**WHAT YOU HAVE TO DO:** Provide an exact copy of the data, excluding the images.

**DATA SECTION:**

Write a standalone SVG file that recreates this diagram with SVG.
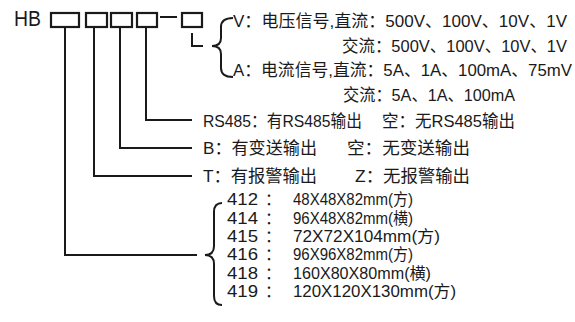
<svg xmlns="http://www.w3.org/2000/svg" width="575" height="322" viewBox="0 0 575 322">
<style>
.ln{fill:none;stroke:#1a1a1a;stroke-width:2}
.bx{fill:#fff;stroke:#1a1a1a;stroke-width:2.2}
.t{font-family:"Liberation Sans","Noto Sans CJK SC",sans-serif;font-size:17px;fill:#1a1a1a}
.d{font-family:"Liberation Sans","Noto Sans CJK SC",sans-serif;font-size:16px;fill:#1a1a1a}
.hb{font-family:"Liberation Sans","Noto Sans CJK SC",sans-serif;font-size:22px;fill:#1a1a1a}
</style>
<rect width="575" height="322" fill="#fff"/>
<g id="model">
<text class="hb" x="14" y="26" textLength="27" lengthAdjust="spacingAndGlyphs">HB</text>
<rect class="bx" x="51" y="13" width="28" height="14"/>
<rect class="bx" x="86" y="13" width="21" height="14"/>
<rect class="bx" x="111" y="13" width="21" height="14"/>
<rect class="bx" x="137" y="13" width="20" height="14"/>
<line class="ln" x1="160" y1="17" x2="177" y2="17"/>
<rect class="bx" x="182" y="13" width="20" height="14"/>
</g>
<g id="connectors">
<path class="ln" d="M192 33 V46 H203"/>
<path class="ln" d="M233 18 Q221 18 221 27 V38 Q221 46 212 46 Q221 46 221 54 V68 Q221 77 233 77"/>
<path class="ln" d="M146 27 V120 H192"/>
<path class="ln" d="M120 27 V148 H192"/>
<path class="ln" d="M94 27 V176 H192"/>
<path class="ln" d="M65 27 V255 H197"/>
<path class="ln" d="M222 203 Q214 203 214 212 V246 Q214 255 205 255 Q214 255 214 264 V296 Q214 305 222 305"/>
</g>
<g id="signal">
<text class="t" x="233" y="27" textLength="334" lengthAdjust="spacingAndGlyphs">V：电压信号,直流：500V、100V、10V、1V</text>
<text class="t" x="342" y="52" textLength="225" lengthAdjust="spacingAndGlyphs">交流：500V、100V、10V、1V</text>
<text class="t" x="233" y="76" textLength="339" lengthAdjust="spacingAndGlyphs">A：电流信号,直流：5A、1A、100mA、75mV</text>
<text class="t" x="343" y="101" textLength="172" lengthAdjust="spacingAndGlyphs">交流：5A、1A、100mA</text>
</g>
<g id="rs485">
<text class="t" x="203" y="127" textLength="159" lengthAdjust="spacingAndGlyphs">RS485：有RS485输出</text>
<text class="t" x="382" y="127" textLength="133" lengthAdjust="spacingAndGlyphs">空：无RS485输出</text>
</g>
<g id="transmit">
<text class="t" x="203" y="154" textLength="114" lengthAdjust="spacingAndGlyphs">B：有变送输出</text>
<text class="t" x="347" y="154" textLength="123" lengthAdjust="spacingAndGlyphs">空：无变送输出</text>
</g>
<g id="alarm">
<text class="t" x="203" y="182" textLength="114" lengthAdjust="spacingAndGlyphs">T：有报警输出</text>
<text class="t" x="355" y="182" textLength="115" lengthAdjust="spacingAndGlyphs">Z：无报警输出</text>
</g>
<g id="sizes">
<text class="d" x="227" y="205" textLength="31" lengthAdjust="spacingAndGlyphs">412</text><text class="d" x="265" y="205">：</text><text class="d" x="293" y="205" textLength="120" lengthAdjust="spacingAndGlyphs">48X48X82mm(方)</text>
<text class="d" x="227" y="224" textLength="31" lengthAdjust="spacingAndGlyphs">414</text><text class="d" x="265" y="224">：</text><text class="d" x="293" y="224" textLength="120" lengthAdjust="spacingAndGlyphs">96X48X82mm(横)</text>
<text class="d" x="227" y="242" textLength="31" lengthAdjust="spacingAndGlyphs">415</text><text class="d" x="265" y="242">：</text><text class="d" x="293" y="242" textLength="147" lengthAdjust="spacingAndGlyphs">72X72X104mm(方)</text>
<text class="d" x="227" y="260" textLength="31" lengthAdjust="spacingAndGlyphs">416</text><text class="d" x="265" y="260">：</text><text class="d" x="293" y="260" textLength="120" lengthAdjust="spacingAndGlyphs">96X96X82mm(方)</text>
<text class="d" x="227" y="279" textLength="31" lengthAdjust="spacingAndGlyphs">418</text><text class="d" x="265" y="279">：</text><text class="d" x="293" y="279" textLength="138" lengthAdjust="spacingAndGlyphs">160X80X80mm(横)</text>
<text class="d" x="227" y="297" textLength="31" lengthAdjust="spacingAndGlyphs">419</text><text class="d" x="265" y="297">：</text><text class="d" x="293" y="297" textLength="163" lengthAdjust="spacingAndGlyphs">120X120X130mm(方)</text>
</g>
</svg>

**SOLUTION:**
Write a standalone SVG file that recreates this diagram with SVG.
<svg xmlns="http://www.w3.org/2000/svg" width="575" height="322" viewBox="0 0 575 322">
<style>
.ln{fill:none;stroke:#1a1a1a;stroke-width:2}
.bx{fill:#fff;stroke:#1a1a1a;stroke-width:2.2}
.t{font-family:"Liberation Sans","Noto Sans CJK SC",sans-serif;font-size:17px;fill:#1a1a1a}
.d{font-family:"Liberation Sans","Noto Sans CJK SC",sans-serif;font-size:16px;fill:#1a1a1a}
.hb{font-family:"Liberation Sans","Noto Sans CJK SC",sans-serif;font-size:22px;fill:#1a1a1a}
</style>
<rect width="575" height="322" fill="#fff"/>
<g id="model">
<text class="hb" x="14" y="26" textLength="27" lengthAdjust="spacingAndGlyphs">HB</text>
<rect class="bx" x="51" y="13" width="28" height="14"/>
<rect class="bx" x="86" y="13" width="21" height="14"/>
<rect class="bx" x="111" y="13" width="21" height="14"/>
<rect class="bx" x="137" y="13" width="20" height="14"/>
<line class="ln" x1="160" y1="17" x2="177" y2="17"/>
<rect class="bx" x="182" y="13" width="20" height="14"/>
</g>
<g id="connectors">
<path class="ln" d="M192 33 V46 H203"/>
<path class="ln" d="M233 18 Q221 18 221 27 V38 Q221 46 212 46 Q221 46 221 54 V68 Q221 77 233 77"/>
<path class="ln" d="M146 27 V120 H192"/>
<path class="ln" d="M120 27 V148 H192"/>
<path class="ln" d="M94 27 V176 H192"/>
<path class="ln" d="M65 27 V255 H197"/>
<path class="ln" d="M222 203 Q214 203 214 212 V246 Q214 255 205 255 Q214 255 214 264 V296 Q214 305 222 305"/>
</g>
<g id="signal">
<text class="t" x="233" y="27" textLength="334" lengthAdjust="spacingAndGlyphs">V：电压信号,直流：500V、100V、10V、1V</text>
<text class="t" x="342" y="52" textLength="225" lengthAdjust="spacingAndGlyphs">交流：500V、100V、10V、1V</text>
<text class="t" x="233" y="76" textLength="339" lengthAdjust="spacingAndGlyphs">A：电流信号,直流：5A、1A、100mA、75mV</text>
<text class="t" x="343" y="101" textLength="172" lengthAdjust="spacingAndGlyphs">交流：5A、1A、100mA</text>
</g>
<g id="rs485">
<text class="t" x="203" y="127" textLength="159" lengthAdjust="spacingAndGlyphs">RS485：有RS485输出</text>
<text class="t" x="382" y="127" textLength="133" lengthAdjust="spacingAndGlyphs">空：无RS485输出</text>
</g>
<g id="transmit">
<text class="t" x="203" y="154" textLength="114" lengthAdjust="spacingAndGlyphs">B：有变送输出</text>
<text class="t" x="347" y="154" textLength="123" lengthAdjust="spacingAndGlyphs">空：无变送输出</text>
</g>
<g id="alarm">
<text class="t" x="203" y="182" textLength="114" lengthAdjust="spacingAndGlyphs">T：有报警输出</text>
<text class="t" x="355" y="182" textLength="115" lengthAdjust="spacingAndGlyphs">Z：无报警输出</text>
</g>
<g id="sizes">
<text class="d" x="227" y="205" textLength="31" lengthAdjust="spacingAndGlyphs">412</text><text class="d" x="265" y="205">：</text><text class="d" x="293" y="205" textLength="120" lengthAdjust="spacingAndGlyphs">48X48X82mm(方)</text>
<text class="d" x="227" y="224" textLength="31" lengthAdjust="spacingAndGlyphs">414</text><text class="d" x="265" y="224">：</text><text class="d" x="293" y="224" textLength="120" lengthAdjust="spacingAndGlyphs">96X48X82mm(横)</text>
<text class="d" x="227" y="242" textLength="31" lengthAdjust="spacingAndGlyphs">415</text><text class="d" x="265" y="242">：</text><text class="d" x="293" y="242" textLength="147" lengthAdjust="spacingAndGlyphs">72X72X104mm(方)</text>
<text class="d" x="227" y="260" textLength="31" lengthAdjust="spacingAndGlyphs">416</text><text class="d" x="265" y="260">：</text><text class="d" x="293" y="260" textLength="120" lengthAdjust="spacingAndGlyphs">96X96X82mm(方)</text>
<text class="d" x="227" y="279" textLength="31" lengthAdjust="spacingAndGlyphs">418</text><text class="d" x="265" y="279">：</text><text class="d" x="293" y="279" textLength="138" lengthAdjust="spacingAndGlyphs">160X80X80mm(横)</text>
<text class="d" x="227" y="297" textLength="31" lengthAdjust="spacingAndGlyphs">419</text><text class="d" x="265" y="297">：</text><text class="d" x="293" y="297" textLength="163" lengthAdjust="spacingAndGlyphs">120X120X130mm(方)</text>
</g>
</svg>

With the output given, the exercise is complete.